Figure 13: Time step of device measurements - 4 months view (large image)
The example above demonstrates, that although the minimal time step of measurements configured for this device is 20 seconds, the long-term average is around 14-15 minutes.
The short-term - 12 hours view below shows the real course of time step value and the influence of the semi-random time step generation - similar, but not identical periodically repeating patterns.
Figure 14: Time step of device measurements - 12 hours view (large image)
The effects of dynamically changing time step of measurements and its influence on measured values can be seen in the following examples - see the differences between peak and average values.
Figure 15: Simple interface view example (large image)
Figure 16: IP throughput example (large image)
3.2.2 Aggregated views
Internal aggregation mechanism which was mentioned in relation with navigation tree construction has its own analogical support in the module providing the visualization. The aim is to present aggregated values (draw aggregated graphs for example) for all objects hidden behind a single navigation tree label and also keep the possibility to select interactively one or more objects from the aggregated set and visualize them in the same way. The aggregated values may be sums, minimums, maximums - whatever may make sense. To solve this task I decided to add a simple and optional sub-navigation. This sub-navigation may be controlled by a menu in the visualization module - see the next example.
Figure 17: Sub-navigation in aggregated view (large image)
Aggregated view may look like the following example - output containing values from all objects is generated by default.
Figure 18: Aggregated view results example - summarized values (different sub-navigation style) (large image)

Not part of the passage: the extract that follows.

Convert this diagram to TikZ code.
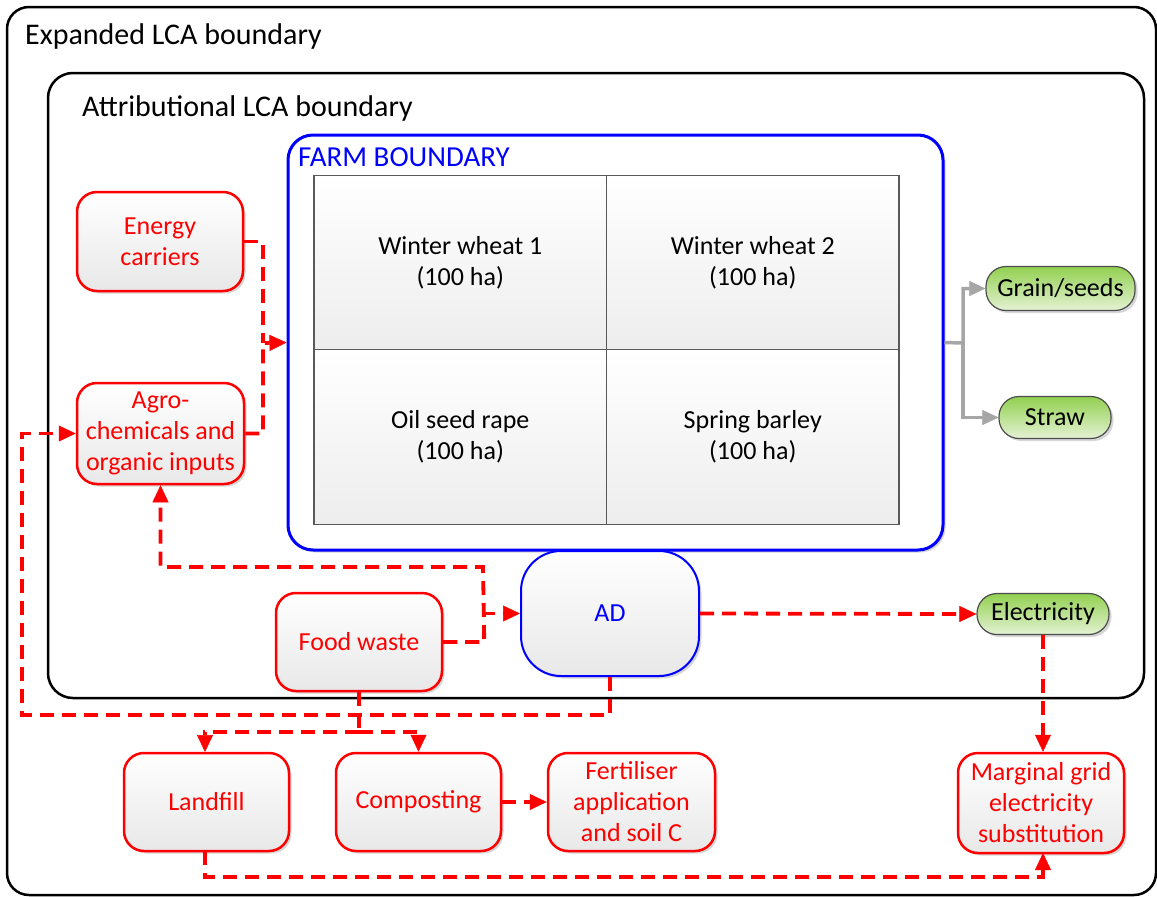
\documentclass[tikz,border=0pt]{standalone}
\usepackage{fontspec}
\setmainfont{Carlito}
\usetikzlibrary{arrows.meta,shadows,calc}
\definecolor{boxred}{RGB}{255,0,0}
\definecolor{boxblue}{RGB}{0,0,255}
\definecolor{leafgreen}{RGB}{146,208,80}
\definecolor{leafpale}{RGB}{228,242,212}
\definecolor{outgray}{RGB}{166,166,166}

\begin{document}
\begin{tikzpicture}[x=1pt,y=-1pt,
  body/.style={font=\fontsize{26}{31}\selectfont},
  heading/.style={font=\fontsize{30}{36}\selectfont, inner sep=0pt, anchor=base west},
  softshadow/.style={drop shadow={shadow xshift=2.5pt,shadow yshift=-2.5pt,fill=black,opacity=0.16}},
  frame/.style={draw=black, line width=2.5pt, inner sep=0pt},
  redbox/.style={body, draw=boxred, line width=2.5pt, rounded corners=20pt, text=boxred,
    align=center, top color=white, bottom color=black!9, softshadow, inner sep=0pt},
  adbox/.style={body, draw=boxblue, line width=2pt, rounded corners=40pt, text=boxblue,
    top color=white, bottom color=black!9, softshadow, inner sep=0pt},
  farmbox/.style={draw=boxblue, line width=3pt, rounded corners=25pt, fill=white, softshadow, inner sep=0pt},
  cellbox/.style={body, draw=black!65, line width=1.2pt, top color=white, bottom color=black!7,
    align=center, inner sep=0pt, minimum width=292.5pt, minimum height=174.5pt},
  greenpill/.style={body, draw=black!70, line width=1.2pt, rounded corners=20pt,
    top color=leafgreen, bottom color=leafpale, inner sep=0pt, softshadow},
  flow/.style={draw=boxred, line width=3.8pt, dash pattern=on 14pt off 8pt},
  redtip/.style={-{Triangle[length=17pt,width=16pt,line width=0.5pt]}},
  output/.style={draw=outgray, line width=3.5pt, -{Triangle[length=16pt,width=15pt,line width=0.5pt]}}
]
% canvas
\fill[white] (0,0) rectangle (1157,897);
\useasboundingbox (0,0) rectangle (1157,897);

% system boundaries
\node[frame, rounded corners=22pt, minimum width=1149pt, minimum height=888pt] (expanded) at (581.5,451) {};
\node[heading] (expandedlabel) at (25,44) {Expanded LCA boundary};
\node[frame, rounded corners=25pt, minimum width=1096pt, minimum height=625pt] (attributional) at (596,385.5) {};
\node[heading] (attributionallabel) at (82,116) {Attributional LCA boundary};

% farm and its four fields
\node[farmbox, minimum width=655pt, minimum height=415pt] (farm) at (615.5,342.5) {};
\node[heading, text=boxblue, font=\fontsize{29}{34}\selectfont] (farmlabel) at (298,166) {FARM BOUNDARY};
\node[cellbox] (ww1) at (460.25,262.5) {Winter wheat 1\\(100 ha)};
\node[cellbox] (ww2) at (752.75,262.5) {Winter wheat 2\\(100 ha)};
\node[cellbox] (osr) at (460.25,437) {Oil seed rape\\(100 ha)};
\node[cellbox] (sb)  at (752.75,437) {Spring barley\\(100 ha)};

% inputs and processes
\node[redbox, minimum width=166pt, minimum height=99pt] (energy) at (160,241.5) {Energy\\carriers};
\node[redbox, minimum width=167pt, minimum height=101pt] (agro) at (160.5,433.5) {Agro-\\chemicals and\\organic inputs};
\node[redbox, minimum width=166pt, minimum height=98pt] (food) at (359,642) {Food waste};
\node[adbox, minimum width=178pt, minimum height=125pt] (ad) at (610,613.5) {AD};
\node[redbox, minimum width=165pt, minimum height=98pt] (landfill) at (206.5,802) {Landfill};
\node[redbox, minimum width=165pt, minimum height=98pt] (compost) at (418.5,802) {Composting};
\node[redbox, minimum width=167pt, minimum height=98pt] (fert) at (631.5,802) {Fertiliser\\application\\and soil C};
\node[redbox, minimum width=166pt, minimum height=100pt] (grid) at (1041,803) {Marginal grid\\electricity\\substitution};

% products
\node[greenpill, minimum width=149pt, minimum height=44pt] (grain) at (1060.5,288.5) {Grain/seeds};
\node[greenpill, minimum width=112pt, minimum height=42pt] (straw) at (1055,417.5) {Straw};
\node[greenpill, minimum width=132pt, minimum height=41pt] (elec) at (1043,614) {Electricity};

% routing points
\coordinate (inmerge) at (263,343);
\coordinate (outsplit) at (963,343);
\coordinate (digestate) at (483,567);
\coordinate (loopleft) at (22,715);
\coordinate (fsplit) at (359,732);
\coordinate (landfillrun) at (205,877);

% inputs into the farm
\draw[flow] (energy.east) -| (inmerge);
\draw[flow, redtip] (agro.east) -| (inmerge) -- (farm.west);

% farm outputs
\draw[output] (farm.east) -- (outsplit) |- (grain.west);
\draw[output] (outsplit) |- (straw.west);

% food waste to AD and digestate back to the farm inputs
\draw[flow, redtip] (food.east) -- ++(41,0) |- (ad.west);
\draw[flow, redtip] (food.east) -- ++(41,0) -- (digestate) -| (agro.south);
\draw[flow, redtip] (ad.south) |- (loopleft) |- (agro.west);

% electricity
\draw[flow, redtip] (ad.east) -- (elec.west);
\draw[flow, redtip] (elec.south) -- (elec.south |- grid.north);

% alternative food waste routes
\draw[flow] (food.south) -- (fsplit);
\draw[flow, redtip] (fsplit) -| (205,752);
\draw[flow, redtip] (fsplit) -| (compost.north);
\draw[flow, redtip] (compost.east) -- (fert.west);
\draw[flow, redtip] (205,851) -- (landfillrun) -| (1043,853);
\end{tikzpicture}
\end{document}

You can also sub-select some of the objects - selection can be done on the ID basis:
Figure 19: Aggregated view results example - sub-selection - instance ID (large image)
...as well as on the value basis:
Figure 20: Aggregated view results example - sub-selection by value (large image)
In general the result may look like the next example - the mixture of both methods.
Figure 21: Aggregated view results example (large image)
3.3 Conclusion
This report tries to describe some of the key features of the G3 system user interface prototype which may be relatively new or unusual in commonly used systems designed for infrastructure monitoring which are based on SNMP or generally with great portion of counter type measured items. The network administrators testing and their comments will indicate whether I'm on the right way or not. Currently it seems that it might satisfy needs in the area of long term views on network infrastructure and contextual trends of its use and behavior.